| Recorded information |
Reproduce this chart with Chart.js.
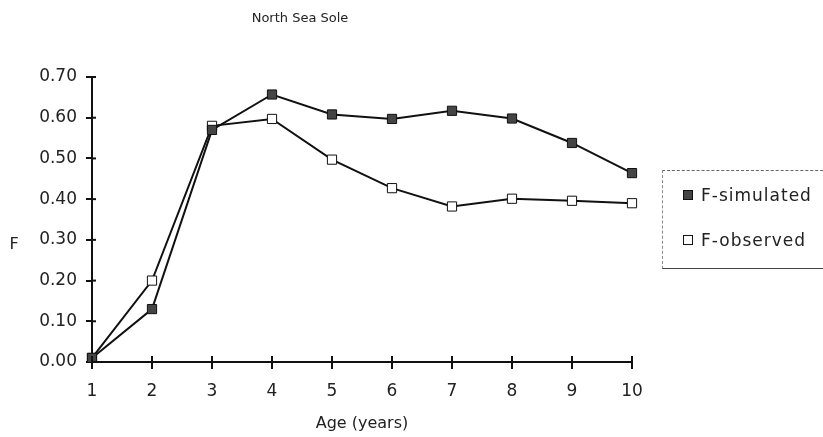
<!DOCTYPE html>
<html>
<head>
<meta charset="utf-8">
<script src="https://cdn.jsdelivr.net/npm/chart.js@4/dist/chart.umd.min.js"></script>
<style>
  html, body { margin: 0; padding: 0; background: #fff; }
  #wrap { position: relative; width: 823px; height: 437px; overflow: hidden; }
  #legend { position: absolute; left: 662px; top: 170px; width: 170px; height: 97px;
    border-top: 1px dashed #666; border-left: 1px dashed #888; border-bottom: 1px solid #444;
    font-family: "DejaVu Sans", sans-serif; font-size: 17px; letter-spacing: 1px; color: #222; }
  .item { position: absolute; left: 20px; display: flex; align-items: center; }
  .sw { width: 8px; height: 8px; border: 1px solid #111; margin-right: 8px; }
</style>
</head>
<body>
<div id="wrap">
  <canvas id="c" width="823" height="437"></canvas>
  <div id="legend">
    <div class="item" style="top:14px"><span class="sw" style="background:#444"></span>F-simulated</div>
    <div class="item" style="top:59px"><span class="sw" style="background:#fff"></span>F-observed</div>
  </div>
</div>
<script>
const ages = ["1","2","3","4","5","6","7","8","9","10"];
const fSimulated = [0.01, 0.13, 0.57, 0.657, 0.608, 0.597, 0.617, 0.598, 0.538, 0.464];
const fObserved  = [0.01, 0.20, 0.58, 0.597, 0.497, 0.427, 0.382, 0.401, 0.396, 0.390];
const yTicks = [0, 0.1, 0.2, 0.3, 0.4, 0.5, 0.6, 0.7];
const chartTitle = 'North Sea Sole';
const yTitle = 'F';

const FONT = "'DejaVu Sans', sans-serif";

const extras = {
  id: 'extras',
  beforeInit(chart) { chart.ctx.letterSpacing = '0.3px'; },
  afterDraw(chart) {
    const ctx = chart.ctx, x = chart.scales.x, y = chart.scales.y;
    ctx.save();
    ctx.strokeStyle = '#111';
    ctx.lineWidth = 2;
    yTicks.forEach(v => {
      const py = y.getPixelForValue(v);
      ctx.beginPath(); ctx.moveTo(x.left, py); ctx.lineTo(x.left + 4, py); ctx.stroke();
    });
    ages.forEach((a, i) => {
      const px = x.getPixelForValue(i);
      ctx.beginPath(); ctx.moveTo(px, y.bottom); ctx.lineTo(px, y.bottom - 6); ctx.stroke();
    });
    ctx.fillStyle = '#222';
    ctx.textAlign = 'center';
    ctx.textBaseline = 'middle';
    ctx.letterSpacing = '0px';
    ctx.font = "13px " + FONT;
    ctx.fillText(chartTitle, 300, 19);
    ctx.font = "16px " + FONT;
    ctx.fillText(yTitle, 14, 245);
    ctx.restore();
  }
};

new Chart(document.getElementById('c'), {
  type: 'line',
  data: {
    labels: ages,
    datasets: [
      { label: 'F-simulated', data: fSimulated, borderColor: '#111', borderWidth: 2,
        backgroundColor: '#444', pointStyle: 'rect', pointRadius: 6.5, pointBorderColor: '#111',
        pointBorderWidth: 1, tension: 0 },
      { label: 'F-observed', data: fObserved, borderColor: '#111', borderWidth: 2,
        backgroundColor: '#fff', pointStyle: 'rect', pointRadius: 6.5, pointBorderColor: '#111',
        pointBorderWidth: 1, tension: 0 }
    ]
  },
  options: {
    responsive: false,
    animation: false,
    layout: { padding: { left: 0, right: 191, top: 77, bottom: 0 } },
    plugins: {
      legend: { display: false },
      tooltip: { enabled: false },
      title: { display: false }
    },
    scales: {
      x: {
        type: 'category', offset: false,
        grid: { display: true, drawOnChartArea: false, color: '#111', lineWidth: 2, tickLength: 7 },
        border: { display: true, color: '#111', width: 2 },
        ticks: { color: '#222', font: { family: FONT, size: 17 }, padding: 12, maxRotation: 0 },
        title: { display: true, text: 'Age (years)', color: '#222',
          font: { family: FONT, size: 16 }, padding: { top: 2, bottom: 4 } },
        afterFit(s) { s.height = 75; }
      },
      y: {
        min: 0, max: 0.7,
        afterBuildTicks(s) { s.ticks = yTicks.map(v => ({ value: v })); },
        grid: { display: true, drawOnChartArea: false, color: '#111', lineWidth: 2, tickLength: 6 },
        border: { display: true, color: '#111', width: 2 },
        ticks: { color: '#222', font: { family: FONT, size: 17 }, padding: 9,
          callback: v => v.toFixed(2) },
        title: { display: false },
        afterFit(s) { s.width = 92; }
      }
    }
  },
  plugins: [extras]
});
</script>
</body>
</html>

| Instructions for the task |
Repeat the listing verbatim. Skip the pictures.

| Solution to the exercise |
Reproduce this chart with Chart.js.
<!DOCTYPE html>
<html>
<head>
<meta charset="utf-8">
<script src="https://cdn.jsdelivr.net/npm/chart.js@4/dist/chart.umd.min.js"></script>
<style>
  html, body { margin: 0; padding: 0; background: #fff; }
  #wrap { position: relative; width: 823px; height: 437px; overflow: hidden; }
  #legend { position: absolute; left: 662px; top: 170px; width: 170px; height: 97px;
    border-top: 1px dashed #666; border-left: 1px dashed #888; border-bottom: 1px solid #444;
    font-family: "DejaVu Sans", sans-serif; font-size: 17px; letter-spacing: 1px; color: #222; }
  .item { position: absolute; left: 20px; display: flex; align-items: center; }
  .sw { width: 8px; height: 8px; border: 1px solid #111; margin-right: 8px; }
</style>
</head>
<body>
<div id="wrap">
  <canvas id="c" width="823" height="437"></canvas>
  <div id="legend">
    <div class="item" style="top:14px"><span class="sw" style="background:#444"></span>F-simulated</div>
    <div class="item" style="top:59px"><span class="sw" style="background:#fff"></span>F-observed</div>
  </div>
</div>
<script>
const ages = ["1","2","3","4","5","6","7","8","9","10"];
const fSimulated = [0.01, 0.13, 0.57, 0.657, 0.608, 0.597, 0.617, 0.598, 0.538, 0.464];
const fObserved  = [0.01, 0.20, 0.58, 0.597, 0.497, 0.427, 0.382, 0.401, 0.396, 0.390];
const yTicks = [0, 0.1, 0.2, 0.3, 0.4, 0.5, 0.6, 0.7];
const chartTitle = 'North Sea Sole';
const yTitle = 'F';

const FONT = "'DejaVu Sans', sans-serif";

const extras = {
  id: 'extras',
  beforeInit(chart) { chart.ctx.letterSpacing = '0.3px'; },
  afterDraw(chart) {
    const ctx = chart.ctx, x = chart.scales.x, y = chart.scales.y;
    ctx.save();
    ctx.strokeStyle = '#111';
    ctx.lineWidth = 2;
    yTicks.forEach(v => {
      const py = y.getPixelForValue(v);
      ctx.beginPath(); ctx.moveTo(x.left, py); ctx.lineTo(x.left + 4, py); ctx.stroke();
    });
    ages.forEach((a, i) => {
      const px = x.getPixelForValue(i);
      ctx.beginPath(); ctx.moveTo(px, y.bottom); ctx.lineTo(px, y.bottom - 6); ctx.stroke();
    });
    ctx.fillStyle = '#222';
    ctx.textAlign = 'center';
    ctx.textBaseline = 'middle';
    ctx.letterSpacing = '0px';
    ctx.font = "13px " + FONT;
    ctx.fillText(chartTitle, 300, 19);
    ctx.font = "16px " + FONT;
    ctx.fillText(yTitle, 14, 245);
    ctx.restore();
  }
};

new Chart(document.getElementById('c'), {
  type: 'line',
  data: {
    labels: ages,
    datasets: [
      { label: 'F-simulated', data: fSimulated, borderColor: '#111', borderWidth: 2,
        backgroundColor: '#444', pointStyle: 'rect', pointRadius: 6.5, pointBorderColor: '#111',
        pointBorderWidth: 1, tension: 0 },
      { label: 'F-observed', data: fObserved, borderColor: '#111', borderWidth: 2,
        backgroundColor: '#fff', pointStyle: 'rect', pointRadius: 6.5, pointBorderColor: '#111',
        pointBorderWidth: 1, tension: 0 }
    ]
  },
  options: {
    responsive: false,
    animation: false,
    layout: { padding: { left: 0, right: 191, top: 77, bottom: 0 } },
    plugins: {
      legend: { display: false },
      tooltip: { enabled: false },
      title: { display: false }
    },
    scales: {
      x: {
        type: 'category', offset: false,
        grid: { display: true, drawOnChartArea: false, color: '#111', lineWidth: 2, tickLength: 7 },
        border: { display: true, color: '#111', width: 2 },
        ticks: { color: '#222', font: { family: FONT, size: 17 }, padding: 12, maxRotation: 0 },
        title: { display: true, text: 'Age (years)', color: '#222',
          font: { family: FONT, size: 16 }, padding: { top: 2, bottom: 4 } },
        afterFit(s) { s.height = 75; }
      },
      y: {
        min: 0, max: 0.7,
        afterBuildTicks(s) { s.ticks = yTicks.map(v => ({ value: v })); },
        grid: { display: true, drawOnChartArea: false, color: '#111', lineWidth: 2, tickLength: 6 },
        border: { display: true, color: '#111', width: 2 },
        ticks: { color: '#222', font: { family: FONT, size: 17 }, padding: 9,
          callback: v => v.toFixed(2) },
        title: { display: false },
        afterFit(s) { s.width = 92; }
      }
    }
  },
  plugins: [extras]
});
</script>
</body>
</html>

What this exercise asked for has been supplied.